──────── Collected data ────────
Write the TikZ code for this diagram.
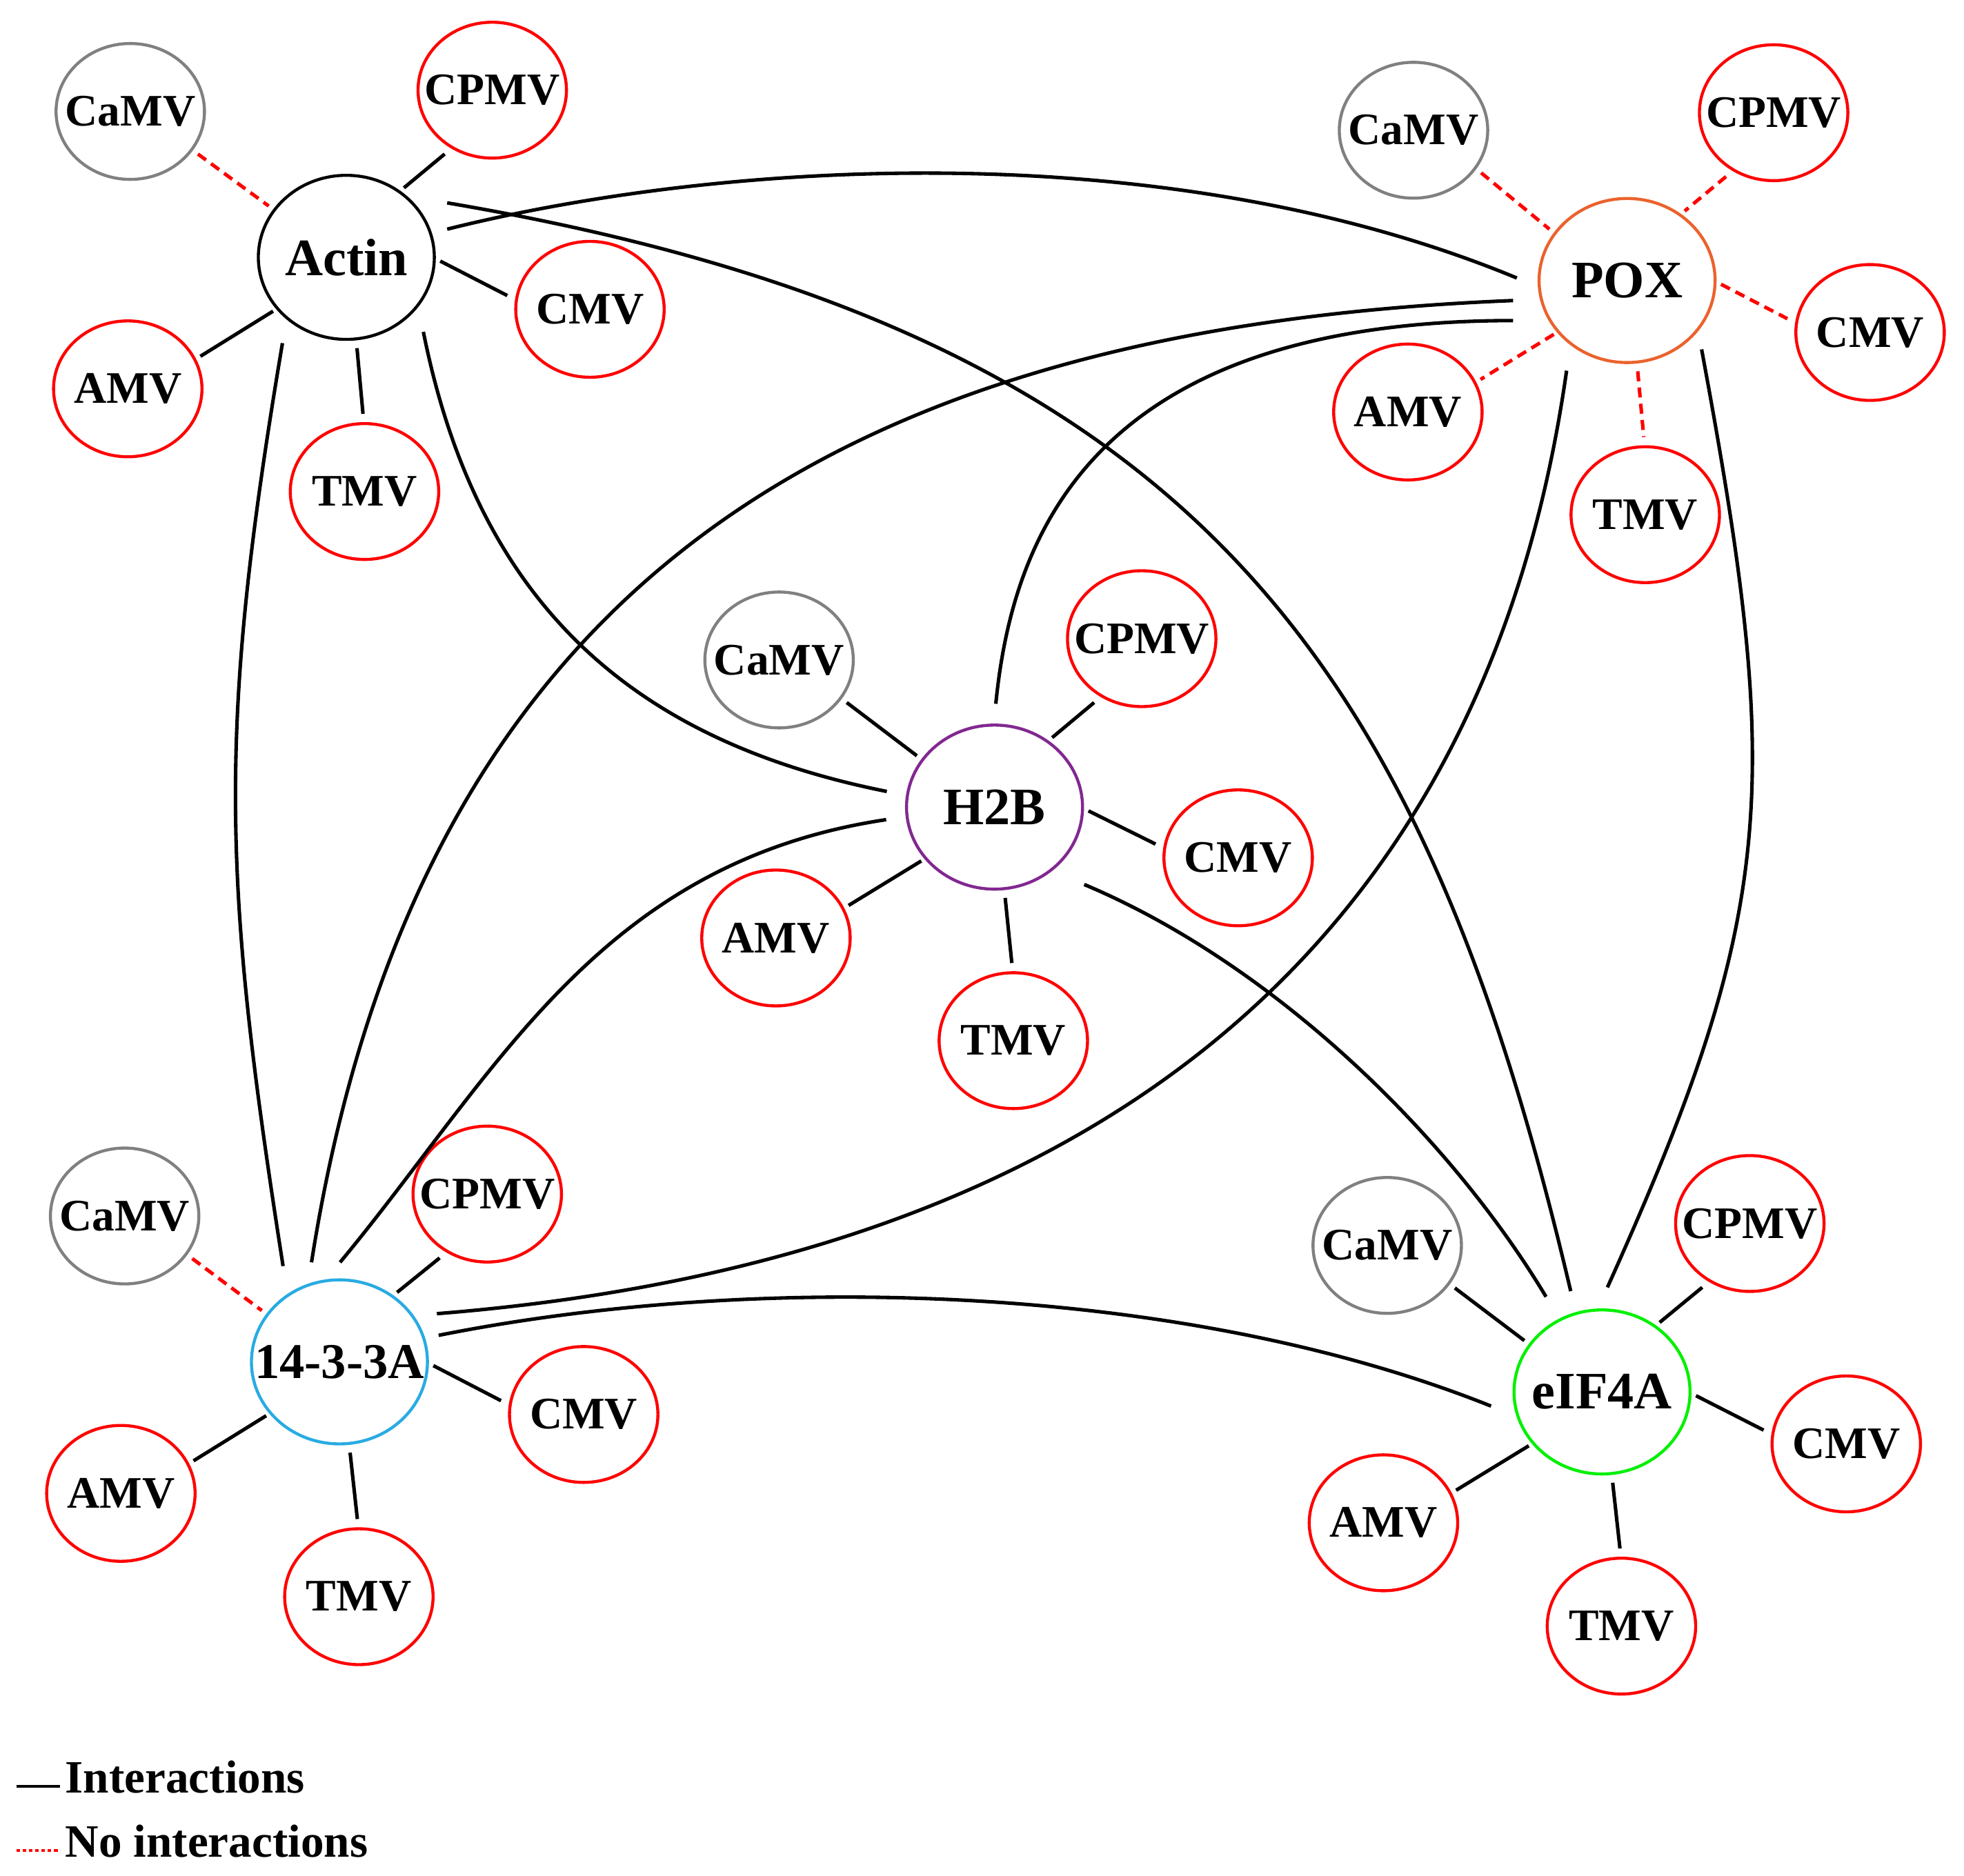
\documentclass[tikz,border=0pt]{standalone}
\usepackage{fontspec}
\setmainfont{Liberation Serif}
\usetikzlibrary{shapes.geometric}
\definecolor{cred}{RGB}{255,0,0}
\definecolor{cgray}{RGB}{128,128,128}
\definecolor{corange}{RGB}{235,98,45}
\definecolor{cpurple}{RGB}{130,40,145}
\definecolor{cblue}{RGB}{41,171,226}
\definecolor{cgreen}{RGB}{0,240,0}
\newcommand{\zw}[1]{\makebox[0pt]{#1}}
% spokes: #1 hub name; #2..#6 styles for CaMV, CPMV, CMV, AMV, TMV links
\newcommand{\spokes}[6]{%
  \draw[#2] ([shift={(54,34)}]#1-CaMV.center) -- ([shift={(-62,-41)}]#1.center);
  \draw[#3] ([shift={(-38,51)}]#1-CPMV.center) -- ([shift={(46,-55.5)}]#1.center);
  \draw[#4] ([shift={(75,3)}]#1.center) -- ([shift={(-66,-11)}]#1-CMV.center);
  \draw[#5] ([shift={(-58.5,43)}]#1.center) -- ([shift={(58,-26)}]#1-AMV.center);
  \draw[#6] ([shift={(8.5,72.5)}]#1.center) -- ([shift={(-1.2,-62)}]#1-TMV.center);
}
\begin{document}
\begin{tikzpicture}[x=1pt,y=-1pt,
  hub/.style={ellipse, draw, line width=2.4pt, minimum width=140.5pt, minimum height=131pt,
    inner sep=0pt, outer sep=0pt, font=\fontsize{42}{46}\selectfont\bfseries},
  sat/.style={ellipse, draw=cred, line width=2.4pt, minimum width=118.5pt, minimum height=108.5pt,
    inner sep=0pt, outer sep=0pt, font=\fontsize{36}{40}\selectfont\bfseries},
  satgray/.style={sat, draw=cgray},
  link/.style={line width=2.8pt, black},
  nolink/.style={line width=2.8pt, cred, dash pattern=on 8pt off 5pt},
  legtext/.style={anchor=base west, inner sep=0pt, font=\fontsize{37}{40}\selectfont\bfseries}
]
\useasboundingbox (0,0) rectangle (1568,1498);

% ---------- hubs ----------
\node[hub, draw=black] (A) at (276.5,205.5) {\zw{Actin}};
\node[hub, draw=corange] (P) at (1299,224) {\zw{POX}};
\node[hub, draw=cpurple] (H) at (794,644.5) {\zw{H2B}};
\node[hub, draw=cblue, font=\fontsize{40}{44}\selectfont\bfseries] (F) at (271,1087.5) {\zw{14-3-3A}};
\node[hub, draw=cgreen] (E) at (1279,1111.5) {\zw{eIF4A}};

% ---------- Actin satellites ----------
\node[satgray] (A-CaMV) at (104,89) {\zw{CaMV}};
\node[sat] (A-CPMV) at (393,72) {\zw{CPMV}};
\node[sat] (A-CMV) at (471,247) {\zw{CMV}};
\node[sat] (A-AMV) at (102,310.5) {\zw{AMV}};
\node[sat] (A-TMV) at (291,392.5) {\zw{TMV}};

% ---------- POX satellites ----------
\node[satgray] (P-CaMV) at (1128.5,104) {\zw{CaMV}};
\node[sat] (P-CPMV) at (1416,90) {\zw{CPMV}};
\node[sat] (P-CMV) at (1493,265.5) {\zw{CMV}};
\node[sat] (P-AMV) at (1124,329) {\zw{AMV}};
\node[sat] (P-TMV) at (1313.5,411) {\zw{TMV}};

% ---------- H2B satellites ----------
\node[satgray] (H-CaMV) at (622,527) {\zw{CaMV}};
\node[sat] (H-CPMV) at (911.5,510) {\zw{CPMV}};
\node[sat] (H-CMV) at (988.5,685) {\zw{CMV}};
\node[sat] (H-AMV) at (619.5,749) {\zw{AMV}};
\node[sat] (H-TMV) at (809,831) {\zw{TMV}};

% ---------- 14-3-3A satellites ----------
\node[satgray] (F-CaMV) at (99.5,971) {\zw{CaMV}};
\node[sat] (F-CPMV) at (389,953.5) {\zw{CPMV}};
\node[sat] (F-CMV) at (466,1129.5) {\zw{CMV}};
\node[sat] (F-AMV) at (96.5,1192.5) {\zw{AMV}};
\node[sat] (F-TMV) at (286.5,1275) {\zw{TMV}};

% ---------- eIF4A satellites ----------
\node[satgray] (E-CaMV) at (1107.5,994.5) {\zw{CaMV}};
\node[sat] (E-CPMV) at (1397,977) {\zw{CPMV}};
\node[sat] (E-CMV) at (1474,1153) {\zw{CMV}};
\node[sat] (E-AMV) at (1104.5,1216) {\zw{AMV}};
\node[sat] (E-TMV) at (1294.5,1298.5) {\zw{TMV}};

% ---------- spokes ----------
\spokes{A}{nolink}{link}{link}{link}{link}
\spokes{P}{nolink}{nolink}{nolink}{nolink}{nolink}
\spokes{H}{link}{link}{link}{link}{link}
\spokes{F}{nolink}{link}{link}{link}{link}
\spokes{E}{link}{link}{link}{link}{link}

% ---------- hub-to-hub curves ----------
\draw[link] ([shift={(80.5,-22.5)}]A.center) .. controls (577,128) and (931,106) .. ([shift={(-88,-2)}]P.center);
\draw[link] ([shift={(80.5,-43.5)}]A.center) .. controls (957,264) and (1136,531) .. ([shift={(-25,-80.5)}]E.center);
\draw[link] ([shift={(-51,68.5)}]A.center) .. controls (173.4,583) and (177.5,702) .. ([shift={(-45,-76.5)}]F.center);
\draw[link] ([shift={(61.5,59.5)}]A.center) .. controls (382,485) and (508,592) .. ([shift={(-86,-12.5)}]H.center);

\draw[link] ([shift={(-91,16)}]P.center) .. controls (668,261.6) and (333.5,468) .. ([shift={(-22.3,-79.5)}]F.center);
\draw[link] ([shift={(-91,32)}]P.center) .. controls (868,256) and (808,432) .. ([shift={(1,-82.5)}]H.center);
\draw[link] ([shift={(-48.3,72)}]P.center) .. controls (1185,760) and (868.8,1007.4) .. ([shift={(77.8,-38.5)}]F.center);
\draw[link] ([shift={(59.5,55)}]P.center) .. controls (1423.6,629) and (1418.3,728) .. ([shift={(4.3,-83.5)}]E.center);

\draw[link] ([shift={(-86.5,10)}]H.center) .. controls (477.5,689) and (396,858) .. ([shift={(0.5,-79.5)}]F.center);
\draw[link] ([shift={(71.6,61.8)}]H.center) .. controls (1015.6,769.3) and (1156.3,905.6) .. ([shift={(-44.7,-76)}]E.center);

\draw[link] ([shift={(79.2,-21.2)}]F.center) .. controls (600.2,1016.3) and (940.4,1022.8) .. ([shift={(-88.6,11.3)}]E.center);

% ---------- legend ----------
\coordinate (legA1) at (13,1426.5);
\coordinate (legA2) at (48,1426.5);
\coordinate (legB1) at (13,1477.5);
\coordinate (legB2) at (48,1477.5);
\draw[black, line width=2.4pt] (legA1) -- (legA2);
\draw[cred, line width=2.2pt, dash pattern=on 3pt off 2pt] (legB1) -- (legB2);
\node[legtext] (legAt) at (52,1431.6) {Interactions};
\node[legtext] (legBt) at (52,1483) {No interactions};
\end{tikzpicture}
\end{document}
────────
Task prompt
Copy every line of the data word for word, omitting the images.

Result for this exercise
Write the TikZ code for this diagram.
\documentclass[tikz,border=0pt]{standalone}
\usepackage{fontspec}
\setmainfont{Liberation Serif}
\usetikzlibrary{shapes.geometric}
\definecolor{cred}{RGB}{255,0,0}
\definecolor{cgray}{RGB}{128,128,128}
\definecolor{corange}{RGB}{235,98,45}
\definecolor{cpurple}{RGB}{130,40,145}
\definecolor{cblue}{RGB}{41,171,226}
\definecolor{cgreen}{RGB}{0,240,0}
\newcommand{\zw}[1]{\makebox[0pt]{#1}}
% spokes: #1 hub name; #2..#6 styles for CaMV, CPMV, CMV, AMV, TMV links
\newcommand{\spokes}[6]{%
  \draw[#2] ([shift={(54,34)}]#1-CaMV.center) -- ([shift={(-62,-41)}]#1.center);
  \draw[#3] ([shift={(-38,51)}]#1-CPMV.center) -- ([shift={(46,-55.5)}]#1.center);
  \draw[#4] ([shift={(75,3)}]#1.center) -- ([shift={(-66,-11)}]#1-CMV.center);
  \draw[#5] ([shift={(-58.5,43)}]#1.center) -- ([shift={(58,-26)}]#1-AMV.center);
  \draw[#6] ([shift={(8.5,72.5)}]#1.center) -- ([shift={(-1.2,-62)}]#1-TMV.center);
}
\begin{document}
\begin{tikzpicture}[x=1pt,y=-1pt,
  hub/.style={ellipse, draw, line width=2.4pt, minimum width=140.5pt, minimum height=131pt,
    inner sep=0pt, outer sep=0pt, font=\fontsize{42}{46}\selectfont\bfseries},
  sat/.style={ellipse, draw=cred, line width=2.4pt, minimum width=118.5pt, minimum height=108.5pt,
    inner sep=0pt, outer sep=0pt, font=\fontsize{36}{40}\selectfont\bfseries},
  satgray/.style={sat, draw=cgray},
  link/.style={line width=2.8pt, black},
  nolink/.style={line width=2.8pt, cred, dash pattern=on 8pt off 5pt},
  legtext/.style={anchor=base west, inner sep=0pt, font=\fontsize{37}{40}\selectfont\bfseries}
]
\useasboundingbox (0,0) rectangle (1568,1498);

% ---------- hubs ----------
\node[hub, draw=black] (A) at (276.5,205.5) {\zw{Actin}};
\node[hub, draw=corange] (P) at (1299,224) {\zw{POX}};
\node[hub, draw=cpurple] (H) at (794,644.5) {\zw{H2B}};
\node[hub, draw=cblue, font=\fontsize{40}{44}\selectfont\bfseries] (F) at (271,1087.5) {\zw{14-3-3A}};
\node[hub, draw=cgreen] (E) at (1279,1111.5) {\zw{eIF4A}};

% ---------- Actin satellites ----------
\node[satgray] (A-CaMV) at (104,89) {\zw{CaMV}};
\node[sat] (A-CPMV) at (393,72) {\zw{CPMV}};
\node[sat] (A-CMV) at (471,247) {\zw{CMV}};
\node[sat] (A-AMV) at (102,310.5) {\zw{AMV}};
\node[sat] (A-TMV) at (291,392.5) {\zw{TMV}};

% ---------- POX satellites ----------
\node[satgray] (P-CaMV) at (1128.5,104) {\zw{CaMV}};
\node[sat] (P-CPMV) at (1416,90) {\zw{CPMV}};
\node[sat] (P-CMV) at (1493,265.5) {\zw{CMV}};
\node[sat] (P-AMV) at (1124,329) {\zw{AMV}};
\node[sat] (P-TMV) at (1313.5,411) {\zw{TMV}};

% ---------- H2B satellites ----------
\node[satgray] (H-CaMV) at (622,527) {\zw{CaMV}};
\node[sat] (H-CPMV) at (911.5,510) {\zw{CPMV}};
\node[sat] (H-CMV) at (988.5,685) {\zw{CMV}};
\node[sat] (H-AMV) at (619.5,749) {\zw{AMV}};
\node[sat] (H-TMV) at (809,831) {\zw{TMV}};

% ---------- 14-3-3A satellites ----------
\node[satgray] (F-CaMV) at (99.5,971) {\zw{CaMV}};
\node[sat] (F-CPMV) at (389,953.5) {\zw{CPMV}};
\node[sat] (F-CMV) at (466,1129.5) {\zw{CMV}};
\node[sat] (F-AMV) at (96.5,1192.5) {\zw{AMV}};
\node[sat] (F-TMV) at (286.5,1275) {\zw{TMV}};

% ---------- eIF4A satellites ----------
\node[satgray] (E-CaMV) at (1107.5,994.5) {\zw{CaMV}};
\node[sat] (E-CPMV) at (1397,977) {\zw{CPMV}};
\node[sat] (E-CMV) at (1474,1153) {\zw{CMV}};
\node[sat] (E-AMV) at (1104.5,1216) {\zw{AMV}};
\node[sat] (E-TMV) at (1294.5,1298.5) {\zw{TMV}};

% ---------- spokes ----------
\spokes{A}{nolink}{link}{link}{link}{link}
\spokes{P}{nolink}{nolink}{nolink}{nolink}{nolink}
\spokes{H}{link}{link}{link}{link}{link}
\spokes{F}{nolink}{link}{link}{link}{link}
\spokes{E}{link}{link}{link}{link}{link}

% ---------- hub-to-hub curves ----------
\draw[link] ([shift={(80.5,-22.5)}]A.center) .. controls (577,128) and (931,106) .. ([shift={(-88,-2)}]P.center);
\draw[link] ([shift={(80.5,-43.5)}]A.center) .. controls (957,264) and (1136,531) .. ([shift={(-25,-80.5)}]E.center);
\draw[link] ([shift={(-51,68.5)}]A.center) .. controls (173.4,583) and (177.5,702) .. ([shift={(-45,-76.5)}]F.center);
\draw[link] ([shift={(61.5,59.5)}]A.center) .. controls (382,485) and (508,592) .. ([shift={(-86,-12.5)}]H.center);

\draw[link] ([shift={(-91,16)}]P.center) .. controls (668,261.6) and (333.5,468) .. ([shift={(-22.3,-79.5)}]F.center);
\draw[link] ([shift={(-91,32)}]P.center) .. controls (868,256) and (808,432) .. ([shift={(1,-82.5)}]H.center);
\draw[link] ([shift={(-48.3,72)}]P.center) .. controls (1185,760) and (868.8,1007.4) .. ([shift={(77.8,-38.5)}]F.center);
\draw[link] ([shift={(59.5,55)}]P.center) .. controls (1423.6,629) and (1418.3,728) .. ([shift={(4.3,-83.5)}]E.center);

\draw[link] ([shift={(-86.5,10)}]H.center) .. controls (477.5,689) and (396,858) .. ([shift={(0.5,-79.5)}]F.center);
\draw[link] ([shift={(71.6,61.8)}]H.center) .. controls (1015.6,769.3) and (1156.3,905.6) .. ([shift={(-44.7,-76)}]E.center);

\draw[link] ([shift={(79.2,-21.2)}]F.center) .. controls (600.2,1016.3) and (940.4,1022.8) .. ([shift={(-88.6,11.3)}]E.center);

% ---------- legend ----------
\coordinate (legA1) at (13,1426.5);
\coordinate (legA2) at (48,1426.5);
\coordinate (legB1) at (13,1477.5);
\coordinate (legB2) at (48,1477.5);
\draw[black, line width=2.4pt] (legA1) -- (legA2);
\draw[cred, line width=2.2pt, dash pattern=on 3pt off 2pt] (legB1) -- (legB2);
\node[legtext] (legAt) at (52,1431.6) {Interactions};
\node[legtext] (legBt) at (52,1483) {No interactions};
\end{tikzpicture}
\end{document}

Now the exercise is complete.